Quote every line as written. Omit pictures.

** begin Data lines **

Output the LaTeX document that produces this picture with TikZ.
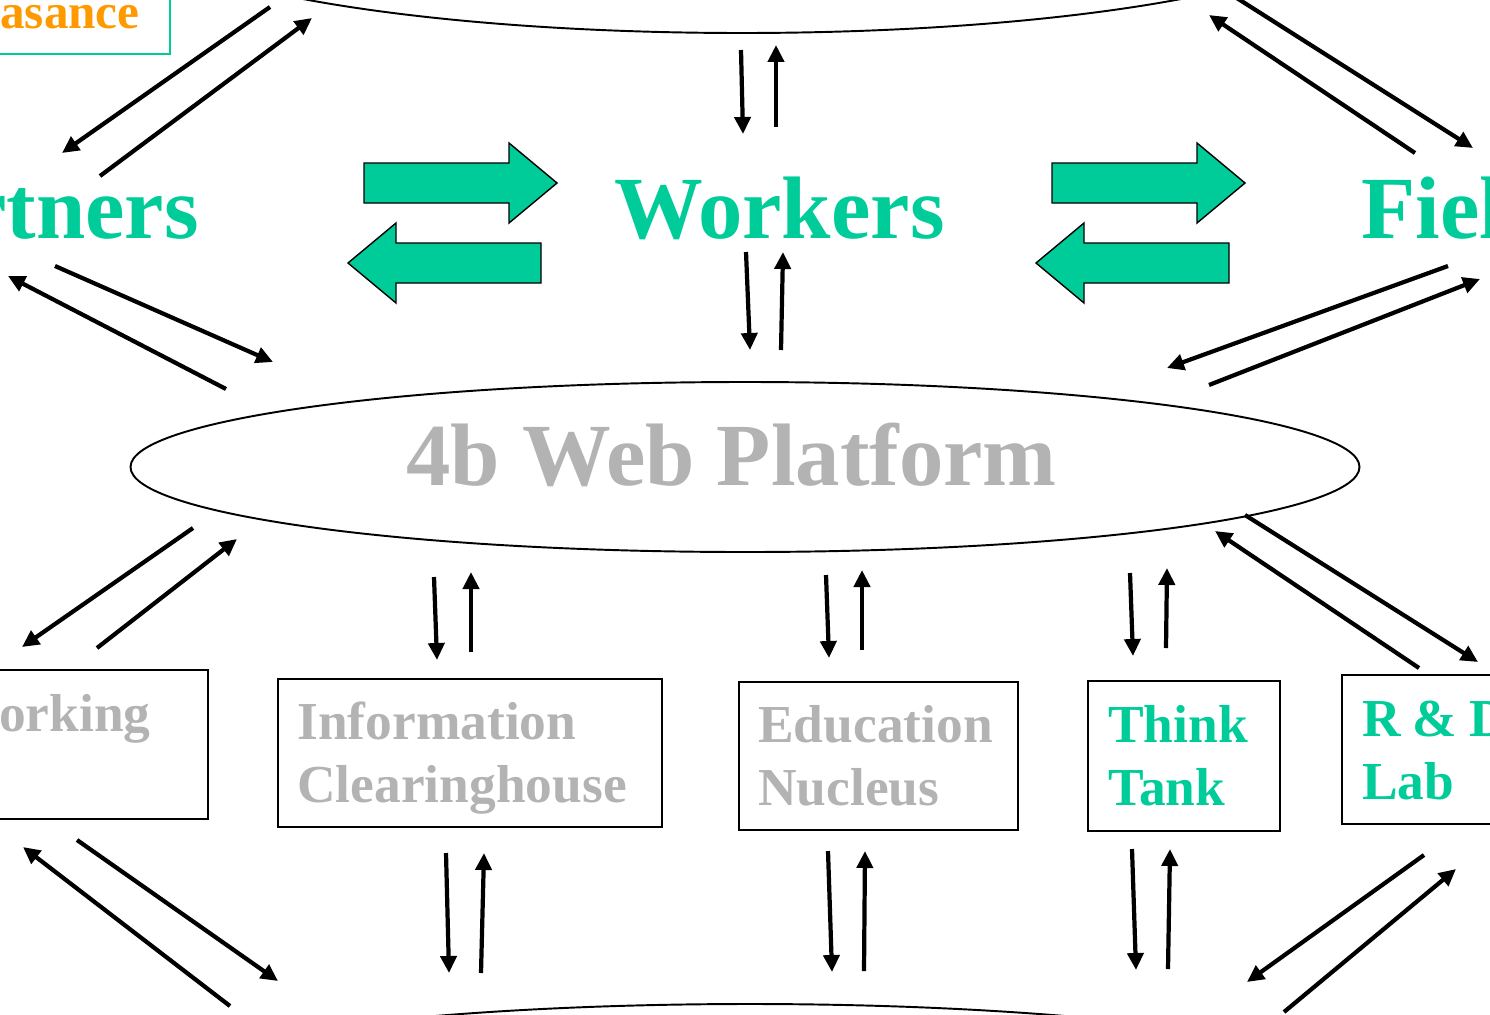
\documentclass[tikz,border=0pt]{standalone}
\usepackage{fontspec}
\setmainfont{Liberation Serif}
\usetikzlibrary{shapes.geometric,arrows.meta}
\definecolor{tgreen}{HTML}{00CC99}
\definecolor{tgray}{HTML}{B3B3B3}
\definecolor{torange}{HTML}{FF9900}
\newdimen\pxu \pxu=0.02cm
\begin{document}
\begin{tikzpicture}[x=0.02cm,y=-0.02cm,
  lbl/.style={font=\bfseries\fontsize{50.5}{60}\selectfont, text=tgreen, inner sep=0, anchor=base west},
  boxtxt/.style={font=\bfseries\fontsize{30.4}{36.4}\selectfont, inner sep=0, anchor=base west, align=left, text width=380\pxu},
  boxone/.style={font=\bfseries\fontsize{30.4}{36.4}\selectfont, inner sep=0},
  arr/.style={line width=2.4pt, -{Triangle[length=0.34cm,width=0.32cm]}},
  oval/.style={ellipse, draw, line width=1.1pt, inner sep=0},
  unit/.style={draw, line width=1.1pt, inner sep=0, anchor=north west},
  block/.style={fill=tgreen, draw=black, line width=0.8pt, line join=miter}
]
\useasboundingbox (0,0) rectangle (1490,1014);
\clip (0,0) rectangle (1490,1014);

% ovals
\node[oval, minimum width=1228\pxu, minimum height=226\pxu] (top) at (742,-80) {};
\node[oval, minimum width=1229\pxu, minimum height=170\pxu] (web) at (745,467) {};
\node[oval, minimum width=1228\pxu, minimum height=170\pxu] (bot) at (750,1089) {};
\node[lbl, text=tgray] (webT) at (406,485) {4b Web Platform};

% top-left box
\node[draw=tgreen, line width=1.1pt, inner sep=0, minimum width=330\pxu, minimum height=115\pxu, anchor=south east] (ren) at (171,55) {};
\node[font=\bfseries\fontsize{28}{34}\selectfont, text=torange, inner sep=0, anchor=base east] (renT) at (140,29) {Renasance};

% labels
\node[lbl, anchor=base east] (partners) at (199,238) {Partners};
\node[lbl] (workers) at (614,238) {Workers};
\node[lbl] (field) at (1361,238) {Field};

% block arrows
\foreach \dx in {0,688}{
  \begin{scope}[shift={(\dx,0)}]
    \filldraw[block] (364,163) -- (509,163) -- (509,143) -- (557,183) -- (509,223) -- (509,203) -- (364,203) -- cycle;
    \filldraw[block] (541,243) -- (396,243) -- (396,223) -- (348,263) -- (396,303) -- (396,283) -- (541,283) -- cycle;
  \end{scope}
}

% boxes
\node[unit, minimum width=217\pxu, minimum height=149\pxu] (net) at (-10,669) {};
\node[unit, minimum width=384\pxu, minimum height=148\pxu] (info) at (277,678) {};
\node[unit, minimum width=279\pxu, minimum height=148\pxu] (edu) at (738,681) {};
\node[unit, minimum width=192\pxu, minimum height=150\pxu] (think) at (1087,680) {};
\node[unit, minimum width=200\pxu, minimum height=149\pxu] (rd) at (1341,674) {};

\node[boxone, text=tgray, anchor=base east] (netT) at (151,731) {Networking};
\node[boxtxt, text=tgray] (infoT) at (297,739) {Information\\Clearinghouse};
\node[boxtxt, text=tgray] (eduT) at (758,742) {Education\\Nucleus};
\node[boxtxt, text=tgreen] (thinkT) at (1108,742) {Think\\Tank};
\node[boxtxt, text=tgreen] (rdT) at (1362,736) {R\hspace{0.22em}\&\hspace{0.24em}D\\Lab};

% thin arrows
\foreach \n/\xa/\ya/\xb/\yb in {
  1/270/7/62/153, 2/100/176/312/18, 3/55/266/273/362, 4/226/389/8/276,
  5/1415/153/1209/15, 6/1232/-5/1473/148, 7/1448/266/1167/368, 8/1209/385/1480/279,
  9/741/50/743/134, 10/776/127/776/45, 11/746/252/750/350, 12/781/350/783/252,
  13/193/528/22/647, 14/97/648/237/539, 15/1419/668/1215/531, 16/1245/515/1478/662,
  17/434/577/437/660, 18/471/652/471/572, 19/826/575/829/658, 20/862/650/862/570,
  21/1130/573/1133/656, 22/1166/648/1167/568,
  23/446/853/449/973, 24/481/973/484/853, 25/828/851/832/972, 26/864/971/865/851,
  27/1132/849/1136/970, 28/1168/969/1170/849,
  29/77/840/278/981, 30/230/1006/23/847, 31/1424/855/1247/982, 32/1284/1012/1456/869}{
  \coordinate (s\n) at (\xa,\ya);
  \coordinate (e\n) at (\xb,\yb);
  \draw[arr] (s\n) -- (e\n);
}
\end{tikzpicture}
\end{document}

** end Data lines **

* **Result for this exercise**
Output the LaTeX document that produces this picture with TikZ.
\documentclass[tikz,border=0pt]{standalone}
\usepackage{fontspec}
\setmainfont{Liberation Serif}
\usetikzlibrary{shapes.geometric,arrows.meta}
\definecolor{tgreen}{HTML}{00CC99}
\definecolor{tgray}{HTML}{B3B3B3}
\definecolor{torange}{HTML}{FF9900}
\newdimen\pxu \pxu=0.02cm
\begin{document}
\begin{tikzpicture}[x=0.02cm,y=-0.02cm,
  lbl/.style={font=\bfseries\fontsize{50.5}{60}\selectfont, text=tgreen, inner sep=0, anchor=base west},
  boxtxt/.style={font=\bfseries\fontsize{30.4}{36.4}\selectfont, inner sep=0, anchor=base west, align=left, text width=380\pxu},
  boxone/.style={font=\bfseries\fontsize{30.4}{36.4}\selectfont, inner sep=0},
  arr/.style={line width=2.4pt, -{Triangle[length=0.34cm,width=0.32cm]}},
  oval/.style={ellipse, draw, line width=1.1pt, inner sep=0},
  unit/.style={draw, line width=1.1pt, inner sep=0, anchor=north west},
  block/.style={fill=tgreen, draw=black, line width=0.8pt, line join=miter}
]
\useasboundingbox (0,0) rectangle (1490,1014);
\clip (0,0) rectangle (1490,1014);

% ovals
\node[oval, minimum width=1228\pxu, minimum height=226\pxu] (top) at (742,-80) {};
\node[oval, minimum width=1229\pxu, minimum height=170\pxu] (web) at (745,467) {};
\node[oval, minimum width=1228\pxu, minimum height=170\pxu] (bot) at (750,1089) {};
\node[lbl, text=tgray] (webT) at (406,485) {4b Web Platform};

% top-left box
\node[draw=tgreen, line width=1.1pt, inner sep=0, minimum width=330\pxu, minimum height=115\pxu, anchor=south east] (ren) at (171,55) {};
\node[font=\bfseries\fontsize{28}{34}\selectfont, text=torange, inner sep=0, anchor=base east] (renT) at (140,29) {Renasance};

% labels
\node[lbl, anchor=base east] (partners) at (199,238) {Partners};
\node[lbl] (workers) at (614,238) {Workers};
\node[lbl] (field) at (1361,238) {Field};

% block arrows
\foreach \dx in {0,688}{
  \begin{scope}[shift={(\dx,0)}]
    \filldraw[block] (364,163) -- (509,163) -- (509,143) -- (557,183) -- (509,223) -- (509,203) -- (364,203) -- cycle;
    \filldraw[block] (541,243) -- (396,243) -- (396,223) -- (348,263) -- (396,303) -- (396,283) -- (541,283) -- cycle;
  \end{scope}
}

% boxes
\node[unit, minimum width=217\pxu, minimum height=149\pxu] (net) at (-10,669) {};
\node[unit, minimum width=384\pxu, minimum height=148\pxu] (info) at (277,678) {};
\node[unit, minimum width=279\pxu, minimum height=148\pxu] (edu) at (738,681) {};
\node[unit, minimum width=192\pxu, minimum height=150\pxu] (think) at (1087,680) {};
\node[unit, minimum width=200\pxu, minimum height=149\pxu] (rd) at (1341,674) {};

\node[boxone, text=tgray, anchor=base east] (netT) at (151,731) {Networking};
\node[boxtxt, text=tgray] (infoT) at (297,739) {Information\\Clearinghouse};
\node[boxtxt, text=tgray] (eduT) at (758,742) {Education\\Nucleus};
\node[boxtxt, text=tgreen] (thinkT) at (1108,742) {Think\\Tank};
\node[boxtxt, text=tgreen] (rdT) at (1362,736) {R\hspace{0.22em}\&\hspace{0.24em}D\\Lab};

% thin arrows
\foreach \n/\xa/\ya/\xb/\yb in {
  1/270/7/62/153, 2/100/176/312/18, 3/55/266/273/362, 4/226/389/8/276,
  5/1415/153/1209/15, 6/1232/-5/1473/148, 7/1448/266/1167/368, 8/1209/385/1480/279,
  9/741/50/743/134, 10/776/127/776/45, 11/746/252/750/350, 12/781/350/783/252,
  13/193/528/22/647, 14/97/648/237/539, 15/1419/668/1215/531, 16/1245/515/1478/662,
  17/434/577/437/660, 18/471/652/471/572, 19/826/575/829/658, 20/862/650/862/570,
  21/1130/573/1133/656, 22/1166/648/1167/568,
  23/446/853/449/973, 24/481/973/484/853, 25/828/851/832/972, 26/864/971/865/851,
  27/1132/849/1136/970, 28/1168/969/1170/849,
  29/77/840/278/981, 30/230/1006/23/847, 31/1424/855/1247/982, 32/1284/1012/1456/869}{
  \coordinate (s\n) at (\xa,\ya);
  \coordinate (e\n) at (\xb,\yb);
  \draw[arr] (s\n) -- (e\n);
}
\end{tikzpicture}
\end{document}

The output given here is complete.